New research warns that the collapse of air currents intertwined with the gulf stream could happen as soon as 2025, leaving “severe impacts on the climate in the North Atlantic region.”
In addition to freezing temperatures brought to the northern hemisphere, the buckling would also bring erratic rain and droughts across the world, Politico reported.
“This would lead to dramatic change in every nation’s ability to provide enough food and water for its population,” Penny Holliday, head of marine physics and ocean circulation at the U.K.’s National Oceanography Centre, told the outlet should there be a complete shut-off.
The overarching current in question, the Atlantic Meridional Overturning Circulation (Amoc) is currently at its weakest point in 1,600 years and a new forecast anticipates it will diminish to catastrophic levels.
“I think we should be very worried,” study author and professor Peter Ditlevsen of the University of Copenhagen in Denmark told The Guardian. “This would be a very, very large change.

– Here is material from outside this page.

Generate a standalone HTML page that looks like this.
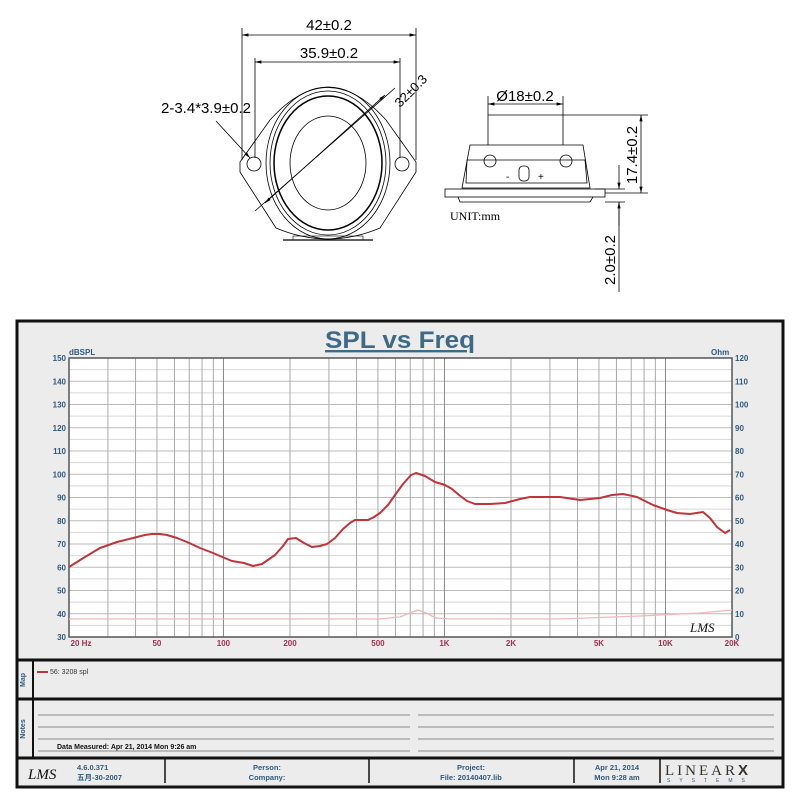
<!DOCTYPE html>
<html><head><meta charset="utf-8"><style>
html,body{margin:0;padding:0;background:#fff;width:800px;height:800px;overflow:hidden}
svg{display:block}
</style></head><body>
<svg width="800" height="800" viewBox="0 0 800 800" xmlns="http://www.w3.org/2000/svg" font-family="Liberation Sans, sans-serif">
<defs>
<marker id="ar" markerWidth="8" markerHeight="6" refX="8" refY="3" orient="auto-start-reverse"><path d="M0,1 L8,3 L0,5z" fill="#000"/></marker>
</defs>
<g stroke="#000" fill="none" stroke-width="0.8">
<line x1="242" y1="28" x2="242" y2="160"/><line x1="416" y1="28" x2="416" y2="160"/>
<line x1="242" y1="35" x2="416" y2="35" marker-start="url(#ar)" marker-end="url(#ar)"/>
<line x1="255" y1="58" x2="255" y2="158"/><line x1="400" y1="58" x2="400" y2="158"/>
<line x1="255" y1="62" x2="400" y2="62" marker-start="url(#ar)" marker-end="url(#ar)"/>
<path d="M240,162 L270,120 Q328,55 386,120 L416,162 L416,172 L380,228 Q328,250 276,228 L240,172 Z"/>
<ellipse cx="328" cy="163" rx="62" ry="76"/>
<ellipse cx="328" cy="163" rx="58" ry="72"/>
<ellipse cx="328" cy="163" rx="54" ry="67" stroke-width="1.5"/>
<ellipse cx="328" cy="163" rx="38" ry="47"/>
<circle cx="254" cy="164" r="7"/><circle cx="402" cy="164" r="7"/>
<line x1="216" y1="121" x2="250" y2="158" marker-end="url(#ar)"/>
<line x1="255" y1="211" x2="395" y2="88"/>
<line x1="265" y1="203" x2="385" y2="95" marker-start="url(#ar)" marker-end="url(#ar)"/>
<line x1="283" y1="240" x2="373" y2="240" stroke-width="1.2"/>
<rect x="293" y="236" width="70" height="4" stroke-width="0.6"/>
</g>
<g font-size="15" fill="#000">
<text x="329" y="30" text-anchor="middle">42±0.2</text>
<text x="329" y="58" text-anchor="middle">35.9±0.2</text>
<text x="161" y="113">2-3.4*3.9±0.2</text>
<text x="400" y="108" transform="rotate(-45 400 108)" font-size="13">32±0.3</text>
</g>
<g stroke="#000" fill="none" stroke-width="0.8">
<line x1="488" y1="96" x2="488" y2="115"/><line x1="563" y1="96" x2="563" y2="115"/>
<line x1="488" y1="104" x2="563" y2="104" marker-start="url(#ar)" marker-end="url(#ar)"/>
<path d="M488,145 L488,115 L563,115 L563,145"/>
<path d="M470,145 L583,145 L590,188 L462,188 Z"/>
<path d="M467,160 L585,160 L587,183 L466,183 Z"/>
<circle cx="490" cy="161" r="6"/><circle cx="566" cy="161" r="6"/>
<rect x="519" y="166" width="10" height="15" rx="4"/>
<rect x="445" y="189" width="160" height="8"/>
<path d="M458,197 L460,202 L590,202 L593,197"/>
<line x1="563" y1="115" x2="648" y2="115"/><line x1="605" y1="193" x2="648" y2="193"/>
<line x1="641" y1="115" x2="641" y2="193" marker-start="url(#ar)" marker-end="url(#ar)"/>
<line x1="595" y1="189" x2="625" y2="189"/><line x1="605" y1="202" x2="625" y2="202"/>
<line x1="619" y1="165" x2="619" y2="189" marker-end="url(#ar)"/>
<line x1="619" y1="226" x2="619" y2="202" marker-end="url(#ar)"/>
<line x1="619" y1="202" x2="619" y2="292"/>
</g>
<g font-size="15" fill="#000">
<text x="525" y="101" text-anchor="middle">Ø18±0.2</text>
<text x="637" y="155" transform="rotate(-90 637 155)" text-anchor="middle">17.4±0.2</text>
<text x="615" y="260" transform="rotate(-90 615 260)" text-anchor="middle">2.0±0.2</text>
<text x="450" y="220" font-family="Liberation Serif, serif" font-size="12">UNIT:mm</text>
<text x="506" y="180" font-size="10">-</text><text x="538" y="180" font-size="10">+</text>
</g>

<rect x="17" y="321" width="766" height="466" fill="#ececec" stroke="#111" stroke-width="3"/>
<line x1="17" y1="660" x2="783" y2="660" stroke="#111" stroke-width="3"/>
<line x1="17" y1="699" x2="783" y2="699" stroke="#111" stroke-width="3"/>
<line x1="17" y1="758" x2="783" y2="758" stroke="#111" stroke-width="3"/>
<line x1="33" y1="660" x2="33" y2="758" stroke="#111" stroke-width="2"/>
<text x="400" y="348" text-anchor="middle" font-size="24" font-weight="bold" fill="#3e6a85" text-decoration="underline" textLength="150" lengthAdjust="spacingAndGlyphs">SPL vs Freq</text>
<rect x="69" y="358" width="663" height="279" fill="#fff"/>
<g id="grid"></g>
<rect x="69" y="358" width="663" height="279" fill="none" stroke="#555" stroke-width="1.5"/>
<g id="labels" font-size="8" font-weight="bold" fill="#2e5a80"></g>
<text x="69" y="355" font-size="8" font-weight="bold" fill="#2e5a80">dBSPL</text>
<text x="711" y="355" font-size="8" font-weight="bold" fill="#2e5a80">Ohm</text>
<polyline fill="none" stroke="#f0b8b8" stroke-width="1.3" points="69,619 380,619 400,617 410,613 418,610 426,613 436,618 450,619 560,619 640,616 700,613 732,610"/>
<polyline fill="none" stroke="#c0343a" stroke-width="2" stroke-linejoin="round" points="69,567 85,557 100,548 117,542 133,538 145,535 152,534 160,534 167,535 177,538 187,542 200,548 213,553 220,556 232,561 244,563 253,566 262,564 275,555 283,546 288,539 296,538 304,543 312,547 320,546 327,544 335,538 343,529 350,523 355,520 368,520 374,517 380,513 388,505 395,495 403,484 411,475 416,473 425,476 435,482 445,485 452,489 459,495 467,501 475,504 490,504 505,503 520,499 530,497 545,497 560,497 580,500 600,498 612,495 623,494 637,497 653,505 667,510 677,513 690,514 703,512 710,518 717,527 725,533 730,530"/>
<text x="690" y="632" font-size="13" font-style="italic" fill="#111" font-family="Liberation Serif, serif">LMS</text>
<text x="25" y="680" transform="rotate(-90 25 680)" text-anchor="middle" font-size="7" font-weight="bold" fill="#2e5a80">Map</text>
<text x="25" y="729" transform="rotate(-90 25 729)" text-anchor="middle" font-size="7" font-weight="bold" fill="#2e5a80">Notes</text>
<line x1="37" y1="672" x2="48" y2="672" stroke="#c0343a" stroke-width="2"/>
<text x="50" y="674" font-size="7" fill="#333">56: 3208   spl</text>
<g stroke="#888" stroke-width="1">
<line x1="38" y1="715" x2="410" y2="715"/><line x1="418" y1="715" x2="774" y2="715"/>
<line x1="38" y1="727" x2="410" y2="727"/><line x1="418" y1="727" x2="774" y2="727"/>
<line x1="38" y1="739" x2="410" y2="739"/><line x1="418" y1="739" x2="774" y2="739"/>
<line x1="38" y1="751" x2="410" y2="751"/><line x1="418" y1="751" x2="774" y2="751"/>
</g>
<text x="57" y="749" font-size="7" font-weight="bold" fill="#111">Data Measured: Apr 21, 2014  Mon  9:26 am</text>
<g stroke="#111" stroke-width="1.5">
<line x1="165" y1="758" x2="165" y2="783"/><line x1="369" y1="758" x2="369" y2="783"/>
<line x1="574" y1="758" x2="574" y2="783"/><line x1="660" y1="758" x2="660" y2="783"/>
</g>
<text x="28" y="779" font-size="15" font-style="italic" fill="#111" font-family="Liberation Serif, serif">LMS</text>
<g font-size="7.5" font-weight="bold" fill="#2e5a80">
<text x="77" y="770">4.6.0.371</text><text x="77" y="780" font-family="Liberation Sans, Noto Sans CJK SC, sans-serif">五月-30-2007</text>
<text x="267" y="770" text-anchor="middle">Person:</text><text x="267" y="780" text-anchor="middle">Company:</text>
<text x="471" y="770" text-anchor="middle">Project:</text><text x="471" y="780" text-anchor="middle">File: 20140407.lib</text>
<text x="617" y="770" text-anchor="middle">Apr 21, 2014</text><text x="617" y="780" text-anchor="middle">Mon  9:28 am</text>
</g>
<text x="665" y="775" font-size="15" fill="#333" letter-spacing="3" font-family="Liberation Serif, serif">LINEAR<tspan font-weight="bold" font-family="Liberation Sans, sans-serif">X</tspan></text>
<text x="667" y="782" font-size="5" fill="#2e5a80" letter-spacing="9">SYSTEMS</text>
<script>
(function(){
var g=document.getElementById('grid'),L=document.getElementById('labels'),ns='http://www.w3.org/2000/svg';
function ln(x1,y1,x2,y2,c,w){var e=document.createElementNS(ns,'line');e.setAttribute('x1',x1);e.setAttribute('y1',y1);e.setAttribute('x2',x2);e.setAttribute('y2',y2);e.setAttribute('stroke',c);e.setAttribute('stroke-width',w);g.appendChild(e);}
function tx(x,y,s,a,c){var e=document.createElementNS(ns,'text');e.setAttribute('x',x);e.setAttribute('y',y);e.setAttribute('text-anchor',a);if(c)e.setAttribute('fill',c);e.textContent=s;L.appendChild(e);}
for(var i=0;i<=24;i++){var y=637-i*279/24;ln(69,y,732,y,i%2?'#d8d8d8':'#bbb',1);}
var fs=[];for(var d=10;d<=10000;d*=10)for(var k=1;k<10;k++){var f=k*d;if(f>=20&&f<=20000)fs.push(f);}
fs.forEach(function(f){var x=69+221*Math.log10(f/20);ln(x,358,x,637,(f==100||f==1000||f==10000)?'#888':'#aaa',1);});
for(var i=0;i<=12;i++){var y=637-i*279/12;tx(66,y+3,30+i*10,'end');tx(735,y+3,i*10,'start');}
var fl=[[20,'20  Hz'],[50,'50'],[100,'100'],[200,'200'],[500,'500'],[1000,'1K'],[2000,'2K'],[5000,'5K'],[10000,'10K'],[20000,'20K']];
fl.forEach(function(p){var x=69+221*Math.log10(p[0]/20);tx(p[0]==20?x+12:x,646,p[1],'middle','#a03050');});
})();
</script>
</svg>
</body></html>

The Amoc has not been shut off for 12,000 years.”
The new study, published in the peer reviewed “Nature” added that although 2025 is the earliest estimation for the breakdown, it could come as late as 2095 as well.
Regardless, the timeline for the major climate change is happening well ahead of what experts had previously anticipated.
“The expected tipping point — given that we continue business as usual with greenhouse gas emissions — is much earlier than we expected,” co-author fellow U of Copenhagen professor Susanne Ditlevsen, told Live Science.
“It was not a result where we said: ‘Oh, yeah, here we have it’. We were actually bewildered.”
Another recent study on the phenomenon conducted by the U.N.’s Intergovernmental Panel on Climate Change found that the major change wouldn’t occur within this century.
One climate science professor is skeptical of the most current data, calling it a “‘what if’ exercise.”
“While the mathematics seem expertly done, the physical foundation is extremely shaky…we simply do not know and there is no serious discussion of these simplified models’ shortcomings,” Jochem Marotzke, director of the Max Planck Institute for Meteorology in Hamburg, told Live Science.
“Hence, while the paper might be a valid ‘what if’ exercise in time series analysis in a specialized journal, it falls way short of its self-proclaimed goal of estimating the evolution of the circulation solely from observations.”